New DNA has been found on the murder weapon used to convict an inmate, four years after the Arkansas man was executed.
Ledell Lee was sentenced to death in October 1995 in Pulaski County, Arkansas, after he was found guilty of murdering 26-year-old Debra Reese. He had maintained his innocence since he was arrested for the murder right up until his execution in April 2017.
"My dying words will always be, as it has been, 'I am an innocent man,'" Lee told the BBC prior to his death in 2017.
Now, per CNN, attorneys representing the family of the death row inmate say DNA not belonging to Lee was found on the murder weapon, which calls into question Lee's death sentence.
"I think if those results had been had before he was executed, he'd still be alive," Lee Short, who had been Ledell Lee's attorney, told CNN.
The family's legal team commissioned DNA tests on the handle of the wooden club that was used to kill Reese in 1993. In April, they revealed that the results showed the DNA of an unknown person.
The DNA seems to match that found on a bloody white shirt that was wrapped around the club. However, it is not known whether the DNA originated from the blood or from other parts of the body such as skin.

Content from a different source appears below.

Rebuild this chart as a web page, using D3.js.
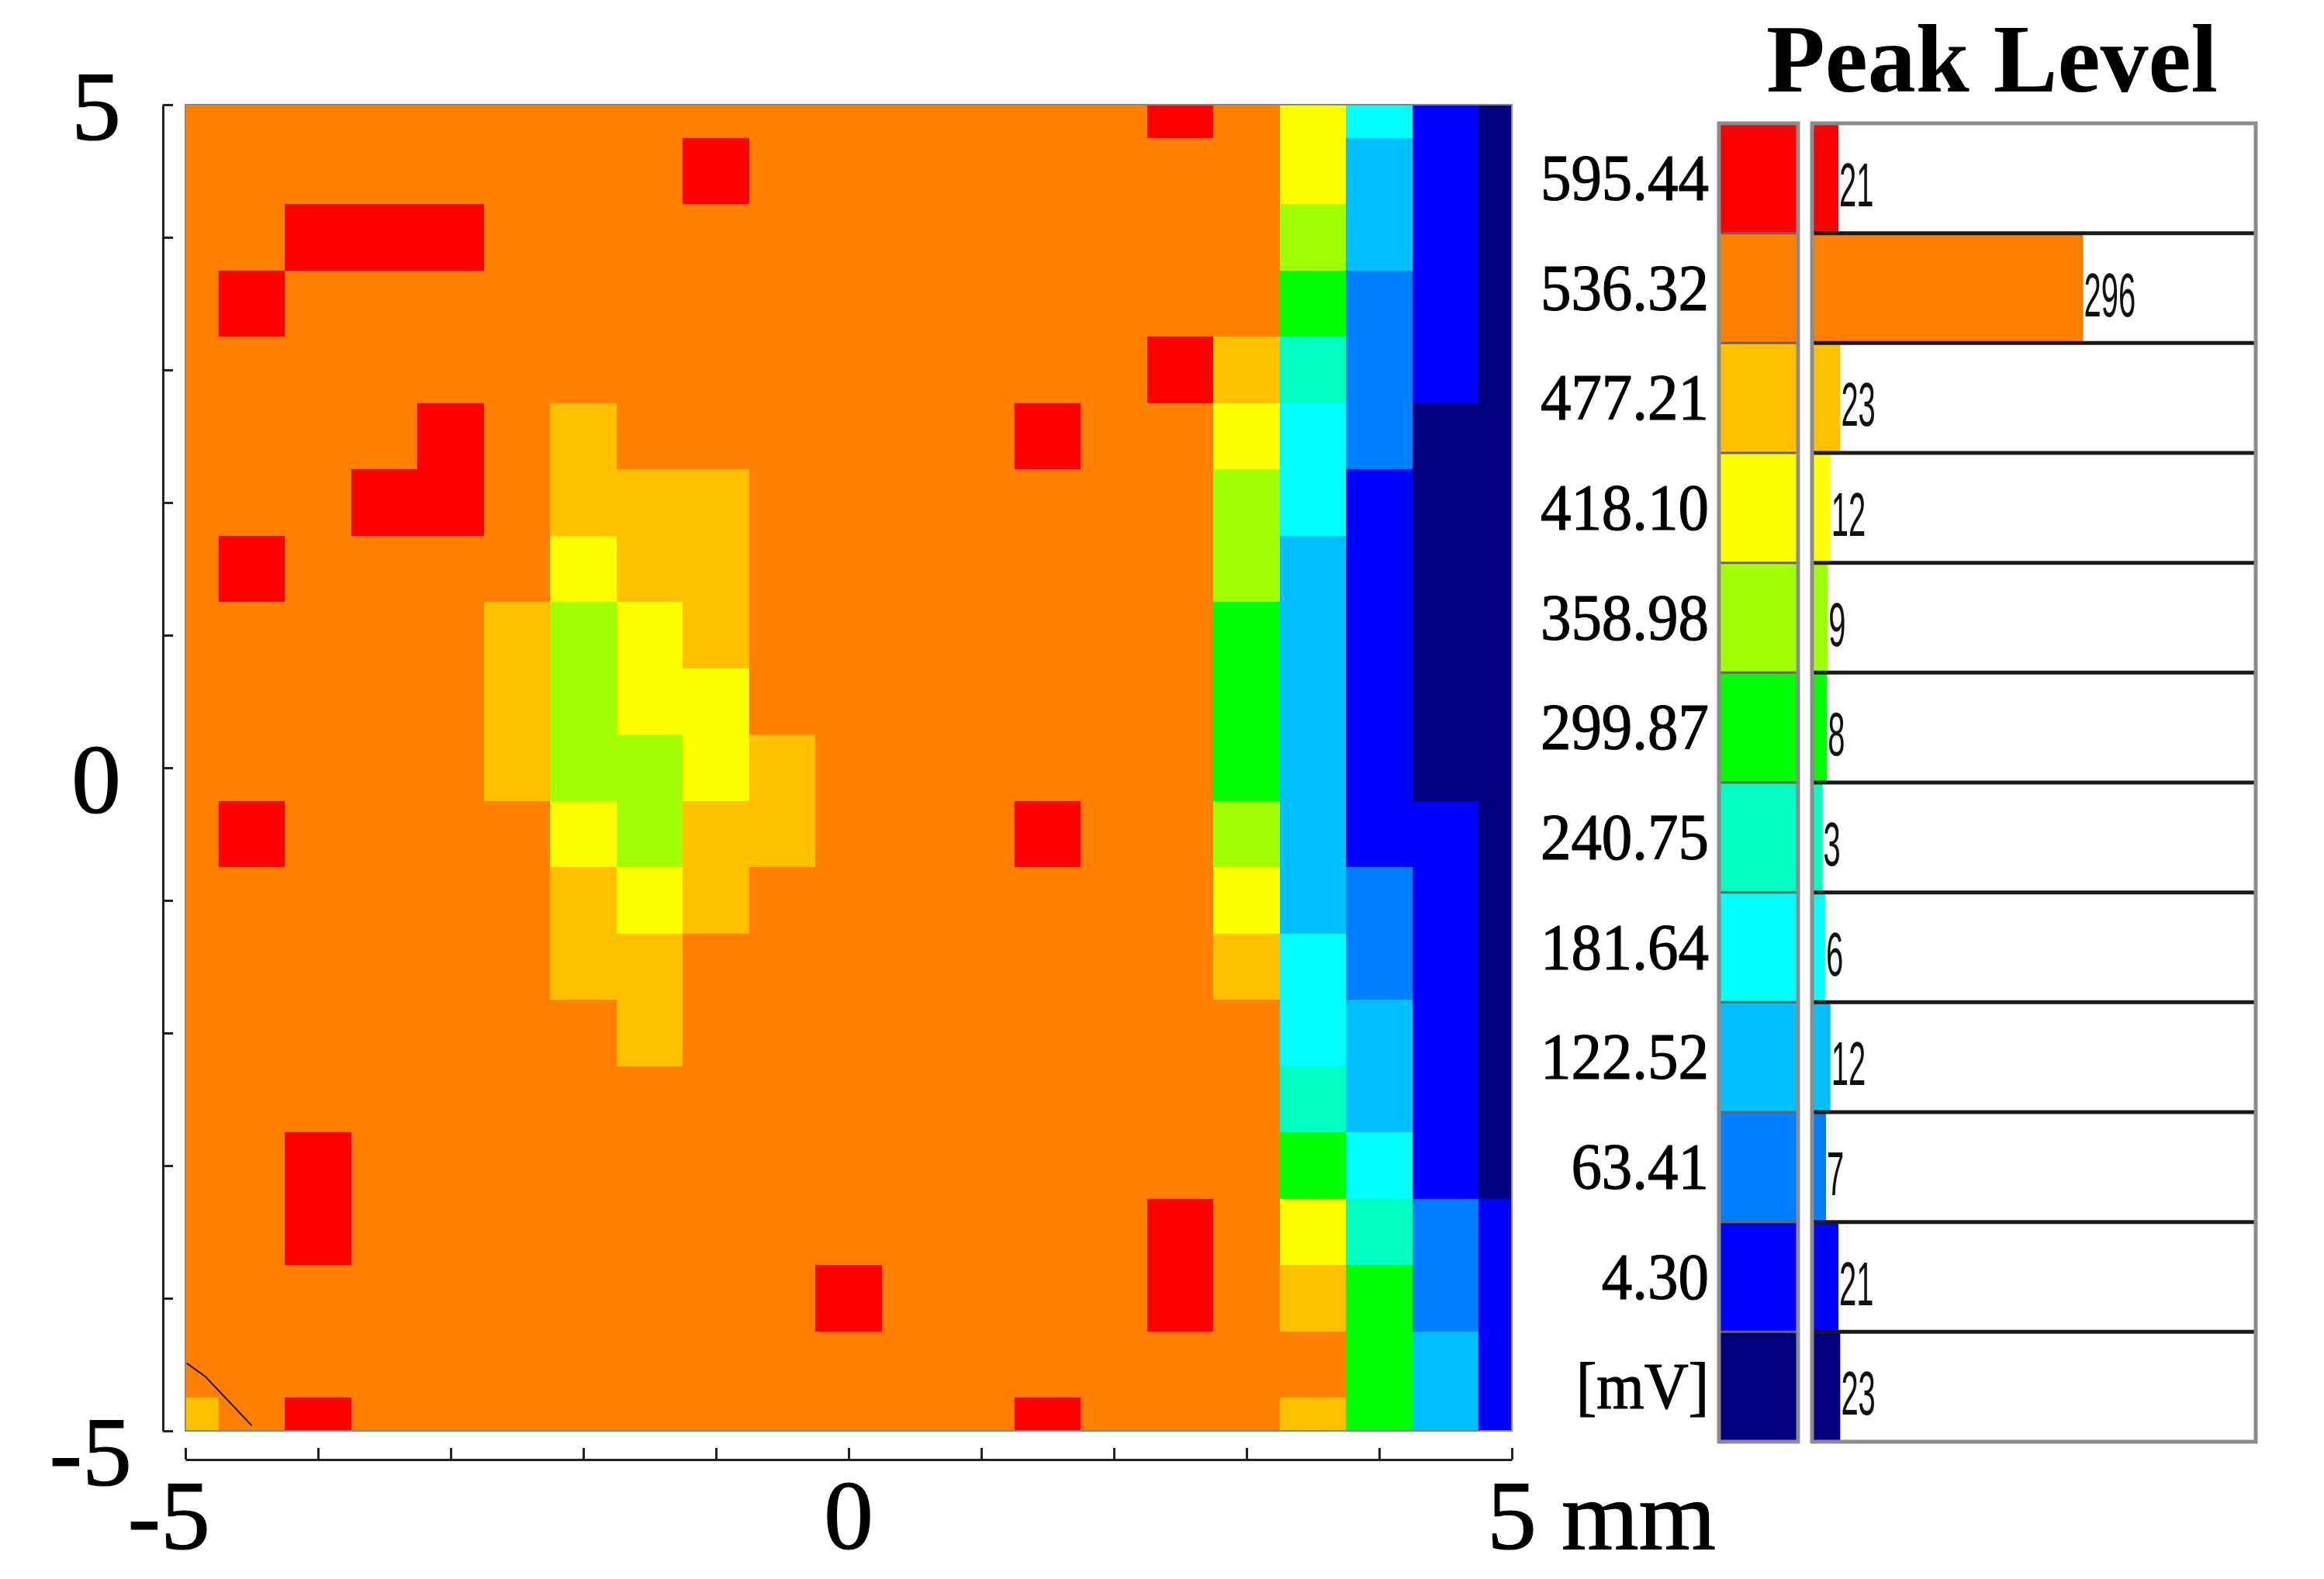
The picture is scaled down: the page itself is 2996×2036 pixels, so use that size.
<!DOCTYPE html>
<html>
<head>
<meta charset="utf-8">
<title>Peak Level map</title>
<script src="https://cdn.jsdelivr.net/npm/d3@7"></script>
<style>
  html, body { margin: 0; padding: 0; background: #fff; }
  svg { display: block; }
  .serif { font-family: "Liberation Serif", "Times New Roman", serif; fill: #000; }
  .heavy { stroke: #000; stroke-width: 1.2px; }
  .count { font-family: "Liberation Sans", Arial, sans-serif; fill: #111; }
  .axis path, .axis line { stroke: #222; stroke-width: 3; }
</style>
</head>
<body>
<svg id="chart"></svg>
<script>
(function () {
  "use strict";

  // legend levels, top to bottom
  const levelLabels = ["595.44", "536.32", "477.21", "418.10", "358.98", "299.87",
    "240.75", "181.64", "122.52", "63.41", "4.30", "[mV]"];
  const levelColors = ["#ff0000", "#ff8000", "#ffc000", "#ffff00", "#a0ff00", "#00ff00",
    "#00ffc0", "#00ffff", "#00c0ff", "#0080ff", "#0000ff", "#000080"];
  const levelCounts = [21, 296, 23, 12, 9, 8, 3, 6, 12, 7, 21, 23];

  // 21 x 21 samples, y = 5 mm at top, x = -5 mm at left; one hex digit = level index above
  const gridRows = [
    "1111111111111110137ab",
    "1111111101111111138ab",
    "1100011111111111148ab",
    "1011111111111111159ab",
    "1111111111111110269ab",
    "1111012111111011379bb",
    "111001222111111147abb",
    "101111322111111148abb",
    "111112432111111158abb",
    "111112433111111158abb",
    "111112443211111158abb",
    "101111342211101148aab",
    "1111112321111111389ab",
    "1111112211111111279ab",
    "1111111211111111178ab",
    "1111111111111111168ab",
    "1101111111111111157ab",
    "11011111111111101369a",
    "11111111110111101259a",
    "11111111111111111158a",
    "21011111111110111258a"
  ];
  const gridStep = 0.5;
  const gridExtent = [-5, 5];

  const axisTicks = [-5, -4, -3, -2, -1, 0, 1, 2, 3, 4, 5];
  const yTickLabels = [{ v: 5, t: "5" }, { v: 0, t: "0" }, { v: -5, t: "-5" }];
  const xTickLabels = [{ v: -5, t: "-5" }, { v: 0, t: "0" }, { v: 5, t: "5 mm" }];

  // stray trace in the lower-left corner (mm)
  const traceLine = [[-4.99, -4.49], [-4.85, -4.59], [-4.5, -4.96]];

  const W = 2996, H = 2036;
  const plot = { left: 239, right: 1949, top: 135, bottom: 1845 };
  const legend = { swX0: 2216, swX1: 2318, barX0: 2336, barX1: 2908, top: 159, bottom: 1859, labelX: 2203 };

  const svg = d3.select("#chart").attr("width", W).attr("height", H);
  svg.append("rect").attr("width", W).attr("height", H).attr("fill", "#fff");

  const x = d3.scaleLinear().domain(gridExtent).range([plot.left, plot.right]);
  const y = d3.scaleLinear().domain(gridExtent).range([plot.bottom, plot.top]);
  const clamp = v => Math.max(gridExtent[0], Math.min(gridExtent[1], v));

  const cells = [];
  gridRows.forEach((row, r) => {
    row.split("").forEach((ch, c) => {
      cells.push({
        cx: gridExtent[0] + c * gridStep,
        cy: gridExtent[1] - r * gridStep,
        level: parseInt(ch, 16)
      });
    });
  });

  const map = svg.append("g").attr("shape-rendering", "crispEdges");
  map.selectAll("rect.cell")
    .data(cells)
    .join("rect")
    .attr("class", "cell")
    .attr("x", d => x(clamp(d.cx - gridStep / 2)))
    .attr("y", d => y(clamp(d.cy + gridStep / 2)))
    .attr("width", d => x(clamp(d.cx + gridStep / 2)) - x(clamp(d.cx - gridStep / 2)))
    .attr("height", d => y(clamp(d.cy - gridStep / 2)) - y(clamp(d.cy + gridStep / 2)))
    .attr("fill", d => levelColors[d.level]);

  svg.append("rect")
    .attr("x", x(-5)).attr("y", y(5))
    .attr("width", x(5) - x(-5)).attr("height", y(-5) - y(5))
    .attr("fill", "none").attr("stroke", "#8a8a8a").attr("stroke-width", 2);

  svg.append("path")
    .datum(traceLine)
    .attr("d", d3.line().x(d => x(d[0])).y(d => y(d[1])))
    .attr("fill", "none")
    .attr("stroke", "#111")
    .attr("stroke-width", 2);

  // axes: detached lines with ticks pointing toward the map
  svg.append("g")
    .attr("class", "axis")
    .attr("transform", "translate(210,0)")
    .call(d3.axisRight(y).tickValues(axisTicks).tickSize(13).tickSizeOuter(0).tickFormat(""));

  svg.append("g")
    .attr("class", "axis")
    .attr("transform", "translate(0,1882)")
    .call(d3.axisTop(x).tickValues(axisTicks).tickSize(15).tickSizeOuter(0).tickFormat(""));

  const yLabelPos = d3.scaleLinear().domain([5, -5]).range([180, 1915]);
  svg.selectAll("text.ylab")
    .data(yTickLabels)
    .join("text")
    .attr("class", "serif heavy ylab")
    .attr("x", d => d.v < 0 ? 170 : 156)
    .attr("y", d => yLabelPos(d.v))
    .attr("text-anchor", "end")
    .style("font-size", "128px")
    .text(d => d.t);

  svg.selectAll("text.xlab")
    .data(xTickLabels)
    .join("text")
    .attr("class", "serif heavy xlab")
    .attr("x", d => x(d.v) + (d.v < 0 ? 32 : d.v > 0 ? -32 : 0))
    .attr("y", 1997)
    .attr("text-anchor", d => d.v < 0 ? "end" : d.v > 0 ? "start" : "middle")
    .style("font-size", "128px")
    .text(d => d.t);

  // legend
  svg.append("text")
    .attr("class", "serif")
    .attr("x", 2568)
    .attr("y", 118)
    .attr("text-anchor", "middle")
    .style("font-size", "124px")
    .style("font-weight", "bold")
    .text("Peak Level");

  const band = d3.scaleBand()
    .domain(d3.range(levelLabels.length))
    .range([legend.top, legend.bottom]);
  const barX = d3.scaleLinear().domain([0, 490]).range([legend.barX0 + 10, legend.barX1]);

  const rows = svg.append("g")
    .selectAll("g")
    .data(levelLabels.map((label, i) => ({ label, color: levelColors[i], count: levelCounts[i], i })))
    .join("g")
    .attr("transform", d => `translate(0,${band(d.i)})`);

  rows.append("rect")
    .attr("x", legend.swX0)
    .attr("width", legend.swX1 - legend.swX0)
    .attr("height", band.bandwidth())
    .attr("fill", d => d.color);

  rows.append("rect")
    .attr("x", legend.barX0)
    .attr("width", legend.barX1 - legend.barX0)
    .attr("height", band.bandwidth())
    .attr("fill", "#fff");

  rows.append("rect")
    .attr("x", legend.barX0)
    .attr("width", d => barX(d.count) - legend.barX0)
    .attr("height", band.bandwidth())
    .attr("fill", d => d.color);

  rows.append("text")
    .attr("class", "serif heavy")
    .attr("transform", `translate(${legend.labelX},${band.bandwidth() / 2 + 28}) scale(0.94,1)`)
    .attr("text-anchor", "end")
    .style("font-size", "84px")
    .text(d => d.label);

  rows.append("text")
    .attr("class", "count")
    .attr("transform", d => `translate(${barX(d.count) + 1},${band.bandwidth() / 2 + 36}) scale(0.5,1)`)
    .style("font-size", "80px")
    .text(d => d.count);

  // row separators and frames
  const inner = d3.range(1, levelLabels.length);
  svg.selectAll("line.swsep")
    .data(inner)
    .join("line")
    .attr("x1", legend.swX0).attr("x2", legend.swX1)
    .attr("y1", d => band(d)).attr("y2", d => band(d))
    .attr("stroke", "#666").attr("stroke-width", 3);

  svg.selectAll("line.barsep")
    .data(inner)
    .join("line")
    .attr("x1", legend.barX0).attr("x2", legend.barX1)
    .attr("y1", d => band(d)).attr("y2", d => band(d))
    .attr("stroke", "#1a1a1a").attr("stroke-width", 5);

  [[legend.swX0, legend.swX1], [legend.barX0, legend.barX1]].forEach(([a, b]) => {
    svg.append("rect")
      .attr("x", a).attr("y", legend.top)
      .attr("width", b - a).attr("height", legend.bottom - legend.top)
      .attr("fill", "none").attr("stroke", "#8c8c8c").attr("stroke-width", 5);
  });
})();
</script>
</body>
</html>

The team also tested the six hairs found at the crime scene, which were used at trial in the state's case against Lee. Attorneys now say that Lee has been ruled out as a source in five of the six hairs.
According to the publication, Nina Morrison, senior litigation counsel at the Innocence Project, said in a statement last month that although the test results were "incomplete and partial, it is notable that there are now new DNA profiles that were not available during the trial or post-conviction proceedings in Mr. Lee's case."
Lee's sister, Patricia Young added in a statement of her own: "We are glad there is new evidence in the national DNA database and remain hopeful that there will be further information uncovered in the future. We ask for privacy for our family in this difficult time."
At the time of Reese's murder, a number of her neighbors told investigators that they saw Lee nearby.
Fighting against the death sentence, Lee's attorney asked that the DNA evidence in the case finally be tested. However, the request was denied.
"The reasoning given by the judge was it wouldn't matter, that there were three people who saw him at or near that neighborhood on that day and time and honestly the DNA just wouldn't matter," Short said.